When the war in Iraq was under discussion, but before it started, a friend of mine said: if you’re worried about a country which has WMDs and which supports Al Qaeda, looking at Iraq doesn’t make any sense at all. Look at Pakistan. They’ve already got the bomb. They helped create the Taliban in Afghanistan. They may be sheltering bin Laden–even at that time the common speculation was that bin Laden had crossed the border to Pakistan (of course, the term “border” is a complete misnomer for the unmarked unpatrolled line on the map which separates Afghanistan and Pakistan’s so-called “tribal areas”).

The only thing Pakistan had going for it at the time was that its local dictator, Musharraf, swore eternal allegiance to the U.S. Since then, nothing has changed. They still have the bomb (and we now know they were selling the technology to other countries). They still support the Taliban (at least, the well-funded and well-armed security service does). The general consensus is that bin Laden is happily living somewhere in the tribal areas (of course this could turn out to be wrong, but I know of no reason to think that it is).

Now Musharraf is showing his dictatorial colors even more clearly, not that they were at all hidden before. How long will we continue to support him? What will we do when he inevitably falls? We’ve got most of our military tied up in Iraq.
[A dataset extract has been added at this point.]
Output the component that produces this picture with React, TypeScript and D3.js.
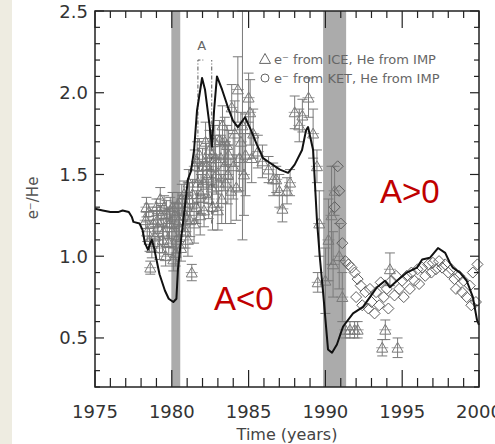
import React from "react";
import * as d3 from "d3";

const W = 495;
const H = 444;

// Black model line
const lineYears = [1975.0, 1975.5, 1976.0, 1976.5, 1976.8, 1977.2, 1977.4, 1977.5, 1977.9, 1978.1, 1978.25, 1978.45, 1978.6, 1978.7, 1978.85, 1979.0, 1979.2, 1979.55, 1979.8, 1980.1, 1980.3, 1980.4, 1980.6, 1980.86, 1981.05, 1981.25, 1981.45, 1981.64, 1981.97, 1982.16, 1982.42, 1982.62, 1982.75, 1982.94, 1983.27, 1983.66, 1983.98, 1984.3, 1984.77, 1985.16, 1985.55, 1985.94, 1986.4, 1987.04, 1987.57, 1988.0, 1988.48, 1988.74, 1988.87, 1989.2, 1989.45, 1989.65, 1989.84, 1990.17, 1990.43, 1990.75, 1991.15, 1991.8, 1992.45, 1992.9, 1993.36, 1993.88, 1994.2, 1994.66, 1995.3, 1995.96, 1996.3, 1996.8, 1997.33, 1997.8, 1998.1, 1998.3, 1998.76, 1999.2, 1999.6, 1999.87, 2000.0];
const lineValues = [1.29, 1.28, 1.27, 1.27, 1.28, 1.27, 1.24, 1.21, 1.2, 1.16, 1.08, 1.04, 1.08, 1.1, 1.05, 0.98, 0.89, 0.79, 0.74, 0.72, 0.74, 0.92, 1.1, 1.31, 1.47, 1.52, 1.65, 1.89, 2.09, 2.02, 1.83, 1.67, 1.89, 2.1, 2.02, 1.91, 1.83, 1.79, 1.85, 1.77, 1.68, 1.6, 1.57, 1.53, 1.51, 1.56, 1.65, 1.77, 1.79, 1.65, 1.22, 0.98, 0.79, 0.43, 0.41, 0.46, 0.57, 0.65, 0.69, 0.75, 0.81, 0.85, 0.81, 0.85, 0.9, 0.93, 0.98, 0.99, 1.05, 1.02, 0.96, 0.93, 0.9, 0.85, 0.75, 0.61, 0.58];

// Triangles: e- from ICE, He from IMP
const iceYears = [1978.3, 1978.4, 1978.5, 1978.6, 1978.7, 1978.8, 1978.9, 1979.0, 1979.1, 1979.2, 1979.3, 1979.4, 1979.5, 1979.6, 1979.7, 1979.8, 1979.9, 1980.0, 1980.1, 1980.2, 1980.3, 1980.4, 1980.5, 1980.6, 1980.7, 1980.8, 1980.9, 1981.0, 1981.1, 1981.2, 1981.3, 1981.35, 1981.5, 1981.6, 1981.7, 1981.8, 1981.9, 1982.0, 1982.1, 1982.2, 1982.3, 1982.4, 1982.5, 1982.6, 1982.7, 1982.8, 1982.9, 1983.0, 1983.1, 1983.2, 1983.3, 1983.4, 1983.5, 1983.6, 1983.7, 1983.9, 1984.0, 1984.2, 1984.3, 1984.5, 1984.6, 1984.8, 1985.0, 1985.1, 1985.3, 1985.6, 1985.9, 1986.3, 1986.6, 1986.8, 1987.0, 1987.2, 1987.5, 1987.7, 1988.0, 1988.3, 1988.5, 1988.9, 1989.2, 1989.45, 1989.5, 1989.6, 1990.6, 1991.3, 1991.6, 1991.9, 1992.1, 1993.7, 1993.9, 1994.2, 1994.7,
  1978.35, 1978.55, 1979.05, 1979.25, 1979.45, 1979.65, 1979.85, 1980.05, 1980.25, 1980.45, 1980.65, 1980.85, 1981.05, 1981.15, 1981.45, 1981.65, 1981.85, 1982.05, 1982.25, 1982.45, 1982.65, 1982.85, 1983.05, 1983.25, 1983.45, 1983.65, 1983.85, 1984.1, 1984.4, 1984.7, 1985.2, 1990.0, 1990.2, 1990.4, 1990.5, 1990.9, 1991.1];
const iceValues = [1.22, 1.15, 1.27, 0.93, 1.05, 1.2, 1.12, 1.3, 1.18, 1.05, 1.25, 1.1, 1.3, 1.0, 1.2, 1.08, 1.28, 1.15, 0.98, 1.25, 1.1, 1.32, 1.18, 1.05, 1.28, 1.38, 1.15, 1.3, 1.45, 1.22, 0.9, 1.38, 1.55, 1.3, 1.45, 1.62, 1.38, 1.55, 1.28, 1.7, 1.48, 1.35, 1.6, 1.42, 1.55, 1.7, 1.5, 1.28, 1.71, 1.6, 1.8, 1.55, 1.45, 1.68, 1.62, 1.91, 1.55, 1.42, 2.02, 1.7, 1.8, 1.62, 1.97, 1.88, 1.75, 1.64, 1.58, 1.53, 1.47, 1.47, 1.4, 1.29, 1.4, 1.45, 1.88, 1.8, 1.86, 1.97, 1.75, 1.55, 0.84, 1.2, 1.4, 0.55, 0.55, 0.55, 0.55, 0.44, 0.55, 0.92, 0.44,
  1.3, 1.1, 1.22, 1.35, 1.15, 1.26, 1.2, 1.3, 1.02, 1.22, 1.35, 1.25, 1.1, 1.35, 1.2, 1.58, 1.25, 1.45, 1.55, 1.65, 1.3, 1.6, 1.45, 1.35, 1.7, 1.5, 1.4, 1.75, 1.6, 1.5, 1.6, 0.85, 1.1, 1.25, 0.95, 1.0, 0.75];
const iceErrors = [0.05, 0.06, 0.05, 0.04, 0.06, 0.08, 0.06, 0.05, 0.08, 0.07, 0.06, 0.08, 0.07, 0.06, 0.09, 0.07, 0.08, 0.09, 0.07, 0.08, 0.08, 0.07, 0.09, 0.08, 0.09, 0.08, 0.1, 0.09, 0.08, 0.1, 0.05, 0.09, 0.1, 0.1, 0.12, 0.1, 0.12, 0.11, 0.1, 0.12, 0.12, 0.12, 0.12, 0.1, 0.12, 0.1, 0.12, 0.12, 0.12, 0.14, 0.12, 0.15, 0.25, 0.12, 0.15, 0.14, 0.2, 0.2, 0.2, 0.18, 0.7, 0.25, 0.15, 0.2, 0.15, 0.1, 0.1, 0.08, 0.1, 0.08, 0.1, 0.08, 0.08, 0.08, 0.1, 0.1, 0.1, 0.12, 0.15, 0.1, 0.06, 0.2, 0.15, 0.05, 0.05, 0.05, 0.05, 0.05, 0.06, 0.1, 0.06,
  0.06, 0.07, 0.08, 0.07, 0.08, 0.08, 0.09, 0.09, 0.08, 0.1, 0.09, 0.1, 0.1, 0.1, 0.12, 0.12, 0.12, 0.12, 0.14, 0.12, 0.14, 0.14, 0.15, 0.15, 0.15, 0.18, 0.2, 0.2, 0.2, 0.25, 0.15, 0.2, 0.25, 0.3, 0.2, 0.2, 0.15];

// Diamonds: e- from KET, He from IMP
const ketYears = [1990.6, 1990.8, 1990.9, 1991.0, 1991.1, 1991.3, 1991.5, 1991.7, 1991.9, 1992.0, 1992.1, 1992.3, 1992.4, 1992.6, 1992.8, 1992.9, 1993.0, 1993.2, 1993.3, 1993.5, 1993.6, 1993.8, 1994.0, 1994.1, 1994.3, 1994.5, 1994.6, 1994.8, 1995.0, 1995.1, 1995.3, 1995.5, 1995.6, 1995.8, 1996.0, 1996.1, 1996.3, 1996.5, 1996.7, 1996.9, 1997.0, 1997.2, 1997.4, 1997.6, 1997.8, 1998.0, 1998.2, 1998.4, 1998.5, 1998.7, 1998.9, 1999.0, 1999.2, 1999.4, 1999.5, 1999.6, 1999.8, 1999.9];
const ketValues = [1.3, 1.55, 1.4, 1.2, 1.08, 0.97, 0.95, 0.93, 0.9, 0.75, 0.86, 0.82, 0.7, 0.78, 0.68, 0.8, 0.72, 0.65, 0.78, 0.7, 0.84, 0.75, 0.8, 0.68, 0.85, 0.76, 0.88, 0.8, 0.85, 0.75, 0.88, 0.8, 0.9, 0.85, 0.92, 0.83, 0.93, 0.88, 0.95, 0.9, 0.96, 0.92, 0.97, 0.93, 0.95, 0.9, 0.92, 0.86, 0.8, 0.88, 0.78, 0.85, 0.75, 0.82, 0.7, 0.9, 0.72, 0.95];

// Shaded periods (polarity reversal)
const bandStarts = [1979.97, 1989.85];
const bandEnds = [1980.55, 1991.35];

const xTickLabels = ["1975", "1980", "1985", "1990", "1995", "2000"];
const yTickLabels = ["0.5", "1.0", "1.5", "2.0", "2.5"];
const legendLabels = ["e\u207B from ICE, He from IMP", "e\u207B from KET, He from IMP"];

const PL = 95, PR = 479, PT = 11, PB = 387;

export default function App() {
  const x = d3.scaleLinear().domain([1975, 2000]).range([PL, PR]);
  const y = d3.scaleLinear().domain([0.2, 2.5]).range([PB, PT]);

  const line = d3
    .line<number>()
    .x((_, i) => x(lineYears[i]))
    .y((v) => y(v));
  const linePath = line(lineValues) || "";

  const minorX = d3.range(1975, 2001, 1);
  const minorY = d3.range(2, 26).map((d) => d / 10);

  const gray = "#7a7a7a";
  const font = "DejaVu Sans, sans-serif";

  const tri = (cx: number, cy: number) => {
    const s = 5.5;
    return `M${cx},${cy - s}L${cx + s},${cy + s * 0.8}L${cx - s},${cy + s * 0.8}Z`;
  };
  const dia = (cx: number, cy: number) => {
    const s = 5.5;
    return `M${cx},${cy - s}L${cx + s},${cy}L${cx},${cy + s}L${cx - s},${cy}Z`;
  };

  return (
    <div style={{ position: "fixed", left: 0, top: 0, width: W, height: H }}>
      <svg width={W} height={H} style={{ display: "block" }}>
        <rect x={0} y={0} width={W} height={H} fill="#ffffff" />
        <rect x={0} y={0} width={12} height={H} fill="#EEECE1" />

        {/* gray bands */}
        {bandStarts.map((b, i) => (
          <rect
            key={"band" + i}
            x={x(b)}
            y={PT}
            width={x(bandEnds[i]) - x(b)}
            height={PB - PT}
            fill="#ababab"
          />
        ))}

        {/* ICE error bars and triangles */}
        <g stroke={gray} strokeWidth={1} fill="none">
          {iceYears.map((yr, i) => {
            const cx = x(yr);
            const lo = y(Math.max(0.2, iceValues[i] - iceErrors[i]));
            const hi = y(Math.min(2.5, iceValues[i] + iceErrors[i]));
            return (
              <g key={"e" + i}>
                <line x1={cx} x2={cx} y1={lo} y2={hi} />
                <line x1={cx - 5} x2={cx + 5} y1={lo} y2={lo} />
                <line x1={cx - 5} x2={cx + 5} y1={hi} y2={hi} />
                <line x1={cx - 6} x2={cx + 6} y1={y(iceValues[i])} y2={y(iceValues[i])} strokeWidth={0.7} />
              </g>
            );
          })}
          {iceYears.map((yr, i) => (
            <path key={"t" + i} d={tri(x(yr), y(iceValues[i]))} />
          ))}
        </g>

        {/* KET diamonds */}
        <g stroke="#5e5e5e" strokeWidth={1} fill="none">
          {ketYears.map((yr, i) => (
            <path key={"d" + i} d={dia(x(yr), y(ketValues[i]))} />
          ))}
        </g>

        {/* "A" marker with dashed lines */}
        <g stroke="#555" strokeWidth={1} fill="none" strokeDasharray="4,2,1,2">
          <path d={`M${x(1981.7)},${y(1.2)}V${y(2.2)}H${x(1982.05)}`} />
          <path d={`M${x(1982.6)},${y(1.2)}V${y(2.2)}`} />
        </g>
        <text x={x(1981.95)} y={y(2.26)} fontFamily={font} fontSize={13} fill="#666" textAnchor="middle">
          A
        </text>

        {/* black line */}
        <path d={linePath} fill="none" stroke="#111" strokeWidth={2} strokeLinejoin="round" />

        {/* frame */}
        <rect x={PL} y={PT} width={PR - PL} height={PB - PT} fill="none" stroke="#222" strokeWidth={1.5} />

        {/* ticks */}
        <g stroke="#222" strokeWidth={1.2}>
          {minorX.map((t) => {
            const major = t % 5 === 0;
            const len = major ? 17 : 9;
            return (
              <g key={"xt" + t}>
                <line x1={x(t)} x2={x(t)} y1={PB} y2={PB - len} />
                <line x1={x(t)} x2={x(t)} y1={PT} y2={PT + (major ? 17 : 7)} />
              </g>
            );
          })}
          {minorY.map((t) => {
            const major = Math.abs(t * 2 - Math.round(t * 2)) < 1e-6;
            const len = major ? 9 : 5;
            return (
              <g key={"yt" + t}>
                <line x1={PL} x2={PL + len} y1={y(t)} y2={y(t)} />
                <line x1={PR} x2={PR - len} y1={y(t)} y2={y(t)} />
              </g>
            );
          })}
        </g>

        {/* tick labels */}
        {xTickLabels.map((l) => (
          <text key={"xl" + l} x={x(+l)} y={418} fontFamily={font} fontSize={18} fill="#333" textAnchor="middle">
            {l}
          </text>
        ))}
        {yTickLabels.map((l) => (
          <text key={"yl" + l} x={88} y={y(+l) + 6.5} fontFamily={font} fontSize={18} fill="#333" textAnchor="end">
            {l}
          </text>
        ))}

        {/* axis titles */}
        <text x={x(1987.5)} y={440} fontFamily={font} fontSize={16} fill="#444" textAnchor="middle">
          Time (years)
        </text>
        <text transform={`translate(38,198) rotate(-90)`} fontFamily={font} fontSize={15} fill="#555" textAnchor="middle">
          e{"\u207B"}/He
        </text>

        {/* legend */}
        <g fontFamily={font} fontSize={13} fill="#666">
          <path d={tri(265, 59)} fill="none" stroke="#666" strokeWidth={1} />
          <text x={274} y={64}>{legendLabels[0]}</text>
          <circle cx={265} cy={78} r={4} fill="none" stroke="#666" strokeWidth={1} />
          <text x={274} y={83}>{legendLabels[1]}</text>
        </g>

        {/* polarity labels */}
        <text x={380} y={203} fontFamily="Liberation Sans, Arial, sans-serif" fontSize={33} fill="#C00000">
          A&gt;0
        </text>
        <text x={214} y={310} fontFamily="Liberation Sans, Arial, sans-serif" fontSize={33} fill="#C00000">
          A&lt;0
        </text>
      </svg>
    </div>
  );
}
If a radical Islamist government takes over in Pakistan, they could be a much bigger threat to the U.S. than Iraq could ever have been. Besides all the other reasons that the invasion of Iraq was a bad idea, it was a terrible worst case analysis.

That said, there is no reason to think that there will be a radical Islamist government in Pakistan. There is a solid bloc of Pakistanis who would be strongly opposed to it. But ensuring some kind of control over Pakistan’s nuclear weapons should have the highest priority for the U.S. The current Pakistani government does not want radical Islamists to get ahold of them. We should take advantage of that to work toward better control.

Let’s not forget that South Africa actually destroyed their nuclear weapons when it became clear that their government was going to change. So there is a precedent for that, although unfortunately not one that Pakistan is likely to follow.